By the end of 2014, we had something that we could ship. Then it took another 4 months to sort out things around the release (documentation, code exports, process, governance etc.). On March 24, 2015 we then tried to do a “silent” launch. We thought we’d just flip the visibility bit and drink a beer to celebrate. However, our “silent launch” became #1 item on HN within 30 minutes of flipping the bit, and we had a busy day responding to comments and Pull-Requests. When you’re Google, there is no such thing as a silent launch.

Fun memory: we told the folks at Twitter (who had a similar system called Pants) and Facebook (authors of Buck, another Blaze clone) that we were releasing Blaze. A few weeks after our code drop, on April 1st, the Facebook folks were kind enough to surprise us with a cake delivered simultaneously to the MUC and NYC offices. The Munich one was a blue Sachertorte, the most delicious one I ever ate.

A blue Sachertorte. Thank you, Buck-team!

In my end is my beginning¶

When you are working on releasing an internal tool to the open, cleaning up and disentangling the code so it is OK to publish seems like the light at the end of the tunnel. I was foolishly thinking “once we release, our mission is accomplished”. Unfortunately, once the code is out there, you still have most of the earlier problems: What is the project mission? How do you measure success? How can we keep our sanity while we evolve the external code base, the internal one and the depot together? In reality, releasing adds a new set of problems, because now you have to deal with release procedures, bugs, patches, and user support for the fledgling open source project on top.
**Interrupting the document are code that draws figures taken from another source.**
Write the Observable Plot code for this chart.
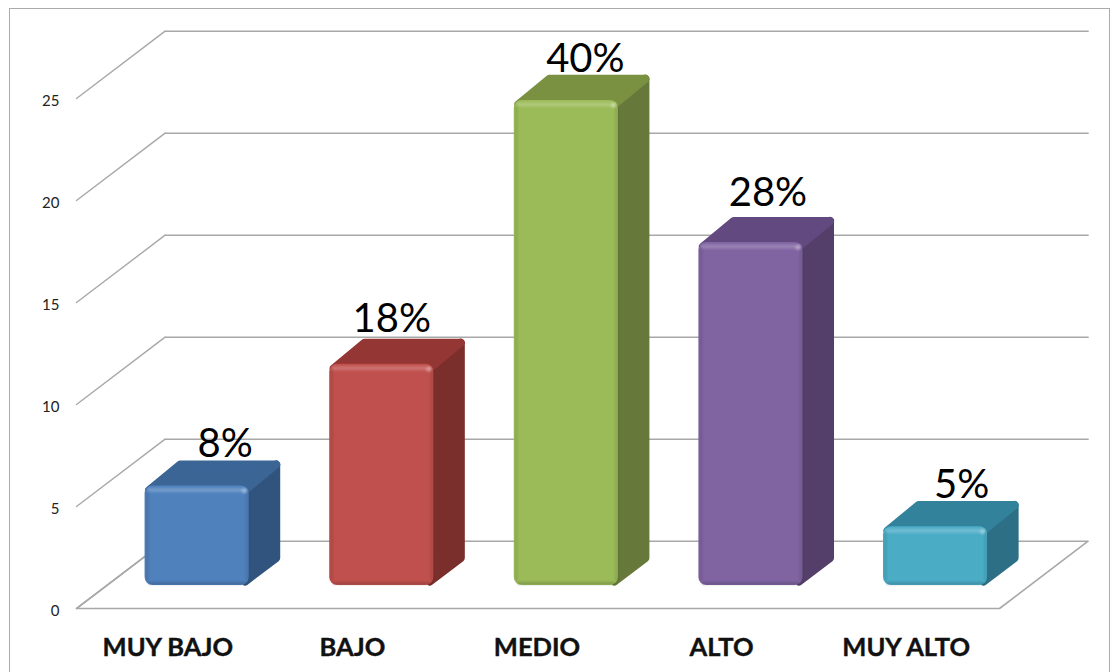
<!DOCTYPE html>
<html><head><meta charset="utf-8">
<script src="https://cdn.jsdelivr.net/npm/d3@7"></script>
<script src="https://cdn.jsdelivr.net/npm/@observablehq/plot@0.6"></script>
<style>
html,body{margin:0;padding:0;background:#fff;overflow:hidden}
#chart{position:absolute;left:0;top:0;width:1120px;height:672px}
#frame{position:absolute;left:9px;top:8px;width:1101px;height:680px;border:1.5px solid #ababab;box-sizing:border-box;pointer-events:none}
</style></head><body>
<div id="frame"></div><div id="chart"></div>
<script>
const categories = ["MUY BAJO","BAJO","MEDIO","ALTO","MUY ALTO"];
const values = [5,11,24,17,3];
const percents = ["8%","18%","40%","28%","5%"];
const yTicks = [0,5,10,15,20,25];
const frontColors = ["#4f81bd","#c0504d","#9bbb59","#8064a2","#4bacc6"];
const topColors = ["#3b6595","#943633","#7a9141","#624a80","#33829b"];
const sideColors = ["#31547f","#7b2f2d","#66783a","#533f69","#2d6f85"];
// hand placement of the percent labels, as in the source chart (scale units)
const labelShift = [0.152,0.054,0.103,0.092,0.141];
const labelRise = [3.14,3.26,3.01,3.44,3.13];

// oblique projection, expressed in scale units
const depthX = 0.48, depthY = 3.3;
const barStart = 0.32, barEnd = 0.67, halfW = 0.282;
const insetX = 0.0217, insetY = 0.196, base = 0.07, backLift = 0.1;
const barTop = v => v*0.995 - 0.03;
const px = (i,z) => i + z*depthX;
const py = (v,z) => v + z*depthY;

const floor = [[-0.5,0],[4.5,0],[4.5,0,1],[-0.5,0,1]].map(([i,v,z=0]) => ({x:px(i,z),y:py(v,z)}));
const grid = yTicks.filter(t=>t>0).flatMap((t,k)=>[{x:px(-0.5,1),y:py(t,1),g:"b"+k},{x:px(4.5,1),y:py(t,1),g:"b"+k}]);
const wall = yTicks.flatMap((t,k)=>[{x:px(-0.5,0),y:py(t,0),g:"w"+k},{x:px(-0.5,1),y:py(t,1),g:"w"+k}]);

const bars = categories.map((c,i)=>({c,i,v:values[i],p:percents[i],t:barTop(values[i])}));
const front = bars.map(b=>({x1:px(b.i-halfW,barStart),x2:px(b.i+halfW,barStart),y1:py(base,barStart),y2:py(b.t,barStart),fill:frontColors[b.i]}));
const poly = (b,pts,colors) => pts.map(([i,v,z])=>({x:px(i,z),y:py(v,z),g:b.i,col:colors[b.i]}));
const L = b=>b.i-halfW+insetX, R = b=>b.i+halfW-insetX;
const tops = bars.flatMap(b=>poly(b,[[L(b),b.t-insetY,barStart],[R(b),b.t-insetY,barStart],[R(b),b.t-insetY+backLift,barEnd],[L(b),b.t-insetY+backLift,barEnd]],topColors));
const sides = bars.flatMap(b=>poly(b,[[R(b),base+insetY,barStart],[R(b),b.t-insetY,barStart],[R(b),b.t-insetY+backLift,barEnd],[R(b),base+insetY,barEnd]],sideColors));
const seg = (k,i0,v0,i1,v1) => [{x:px(i0,barStart),y:py(v0,barStart),g:k},{x:px(i1,barStart),y:py(v1,barStart),g:k}];
const lightEdges = bars.flatMap(b=>seg("t"+b.i,L(b),b.t,R(b),b.t));
const bottomEdges = bars.flatMap(b=>seg("b"+b.i,L(b),base,R(b),base));
const leftEdges = bars.flatMap(b=>seg("l"+b.i,b.i-halfW,base+0.3,b.i-halfW,b.t-0.3));
const rightEdges = bars.flatMap(b=>seg("r"+b.i,b.i+halfW,base+0.3,b.i+halfW,b.t-0.3));
const spots = bars.map(b=>({x:px(R(b),barStart),y:py(b.t,barStart)}));

const soft = (index,scales,vals,dims,ctx,next)=>{const g=next(index,scales,vals,dims,ctx);g.setAttribute("filter","url(#soft)");return g;};
const font = "Lato, sans-serif";
const grey = "#a8a8a8";

const chart = Plot.plot({
  width:1120,height:672,margin:0,
  x:{type:"linear",domain:[-0.5,4.5],range:[76,999],axis:null},
  y:{type:"linear",domain:[0,25],range:[608,98],axis:null},
  marks:[
    Plot.line(floor,{x:"x",y:"y",stroke:grey,strokeWidth:1.6,curve:"linear-closed"}),
    Plot.line(grid,{x:"x",y:"y",z:"g",stroke:grey,strokeWidth:1.6}),
    Plot.line(wall,{x:"x",y:"y",z:"g",stroke:grey,strokeWidth:1.4}),
    Plot.line(sides,{x:"x",y:"y",z:"g",fill:"col",stroke:"col",strokeWidth:8,strokeLinejoin:"round",curve:"linear-closed"}),
    Plot.line(tops,{x:"x",y:"y",z:"g",fill:"col",stroke:"col",strokeWidth:8,strokeLinejoin:"round",curve:"linear-closed"}),
    Plot.rect(front,{x1:"x1",x2:"x2",y1:"y1",y2:"y2",fill:"fill",rx:8}),
    Plot.line(bottomEdges,{x:"x",y:"y",z:"g",stroke:"#000",strokeOpacity:0.16,strokeWidth:3,dy:-2,render:soft}),
    Plot.line(leftEdges,{x:"x",y:"y",z:"g",stroke:"#000",strokeOpacity:0.1,strokeWidth:3,dx:2,render:soft}),
    Plot.line(rightEdges,{x:"x",y:"y",z:"g",stroke:"#000",strokeOpacity:0.1,strokeWidth:3,dx:-2,render:soft}),
    Plot.line(lightEdges,{x:"x",y:"y",z:"g",stroke:"#fff",strokeOpacity:0.2,strokeWidth:4,dy:4,render:soft}),
    Plot.dot(spots,{x:"x",y:"y",r:2.5,dy:5,dx:-1,fill:"#fff",fillOpacity:0.3,render:soft}),
    Plot.text(yTicks,{x:-0.5,y:d=>d,text:d=>String(d),textAnchor:"end",dx:-17,dy:3,fontFamily:font,fontSize:15,fill:"#222"}),
    Plot.text(bars,{x:d=>px(d.i,barStart)+labelShift[d.i],y:d=>d.v+labelRise[d.i],text:"p",dy:1.5,fontFamily:font,fontSize:40,fill:"#000"}),
    Plot.text(categories.map((c,i)=>({c,i})),{x:"i",y:0,text:"c",dy:39,dx:-1,fontFamily:font,fontWeight:700,fontSize:25.5,fill:"#111",stroke:"#111",strokeWidth:0.4})
  ]
});
const ns="http://www.w3.org/2000/svg";
const defs=document.createElementNS(ns,"defs");
defs.innerHTML='<filter id="soft" x="0" y="0" width="1120" height="672" filterUnits="userSpaceOnUse"><feGaussianBlur stdDeviation="1.2"/></filter>';
chart.prepend(defs);
chart.style.background="transparent";
document.getElementById("chart").append(chart);
</script>
</body></html>
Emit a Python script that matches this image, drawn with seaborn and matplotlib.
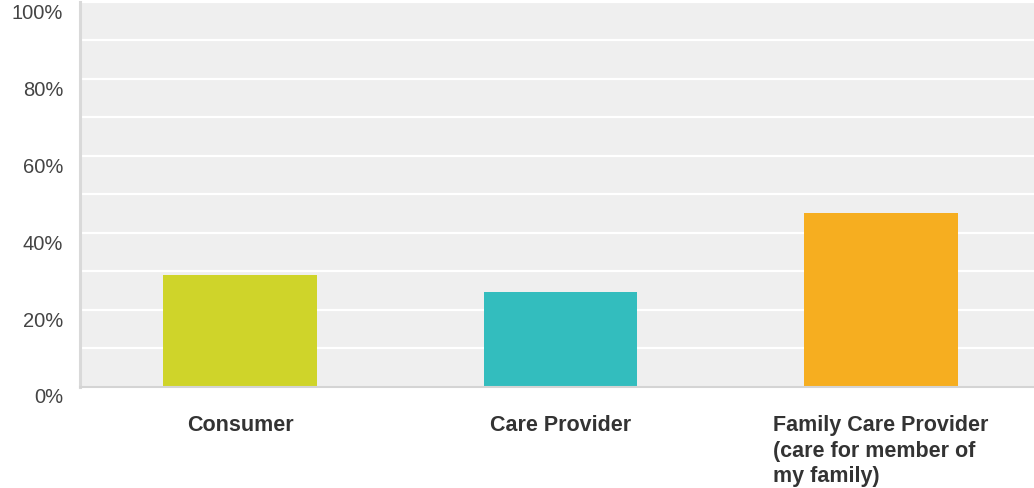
import matplotlib
matplotlib.use("Agg")
import matplotlib.pyplot as plt
import matplotlib.transforms as mtransforms
import seaborn as sns
import pandas as pd
from matplotlib.ticker import MultipleLocator, FuncFormatter

categories = ["Consumer", "Care Provider",
              "Family Care Provider\n(care for member of\nmy family)"]
shares = [0.29, 0.245, 0.45]
bar_colors = ["#CFD42A", "#33BDBE", "#F6AE20"]

sns.set_theme(style="white")
plt.rcParams["font.family"] = ["Liberation Sans", "DejaVu Sans"]

df = pd.DataFrame({"category": categories, "share": shares})

fig = plt.figure(figsize=(10.34, 4.89), dpi=100)
ax = fig.add_axes([80 / 1034, 101.5 / 489, 1 - 80 / 1034, 384.5 / 489])
ax.set_facecolor("#EFEFEF")

sns.barplot(data=df, x="category", y="share", hue="category",
            palette=bar_colors, legend=False, width=0.48, saturation=1,
            linewidth=0, ax=ax)

ax.set_ylim(0, 1)
ax.set_xlim(-0.5, 2.478)
ax.yaxis.set_major_locator(MultipleLocator(0.2))
ax.yaxis.set_minor_locator(MultipleLocator(0.1))
ax.yaxis.set_major_formatter(FuncFormatter(lambda v, _: f"{v * 100:.0f}%"))
ax.grid(axis="y", which="both", color="white", linewidth=1.6)
ax.set_axisbelow(True)

ax.set_xlabel("")
ax.set_ylabel("")
ax.tick_params(axis="y", which="both", length=0, pad=12,
               labelsize=14.5, labelcolor="#444444")
ax.tick_params(axis="x", length=0, pad=20)

# y labels sit a little below their gridlines
shift_down = mtransforms.ScaledTranslation(0, -8.5 / 100, fig.dpi_scale_trans)
for lab in ax.get_yticklabels():
    lab.set_transform(lab.get_transform() + shift_down)

for lab in ax.get_xticklabels():
    lab.set_fontsize(15.5)
    lab.set_fontweight("bold")
    lab.set_color("#333333")
    lab.set_multialignment("left")
    lab.set_verticalalignment("top")
    lab.set_linespacing(1.28)

for side in ("top", "right"):
    ax.spines[side].set_visible(False)
ax.spines["left"].set_color("#D9D9D9")
ax.spines["left"].set_linewidth(2.2)
ax.spines["bottom"].set_color("#D4D4D4")
ax.spines["bottom"].set_linewidth(1.5)

fig.savefig("out.png", dpi=100, facecolor="white")
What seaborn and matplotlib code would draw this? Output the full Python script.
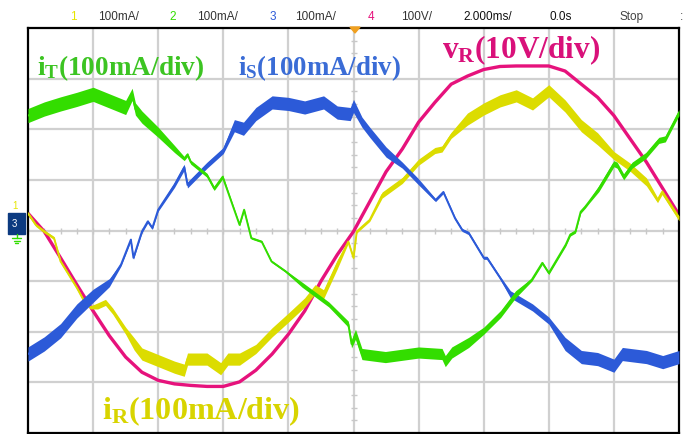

For me personally, it was all a bit too much, so I focused on other tasks in the team, and eventually I switched to the Gerrit team. The first task in my new team: porting the Gerrit build to Bazel.

It took some time, but eventually Bazel found its way to other companies that struggle with building and testing large, multi-language projects. In retrospect, worrying about adoption was unnecessary. Basing the Apple flavor of our internal build on open-source Bazel seemed like a clever shortcut, but it ended up being a very expensive one, taking years to undo.

An element of the original proposal was for Bazel to generate cloud revenue through a remote execution product. In one of the many reorganizations, Google Cloud leadership reconsidered the “developers, developers, developers” customer acquisition strategy, and as a result, the remote execution product never went beyond a closed-alpha. That omission in turn opened up an opportunity for other companies. There is now a flourishing ecosystem of startups that do Bazel consulting, and some offer commercial remote execution products. Seeing Bazel succeed in the world in this way brings me a bit of personal pride and joy every time I see it.

Getting it out there has also been a good career move. After having left Google, I discovered that Bazel experts are in short supply. I decided to capitalize on my expertise, and re-join some of my former team members, who founded EngFlow, the company that builds the number one remote execution system for Bazel and CMake.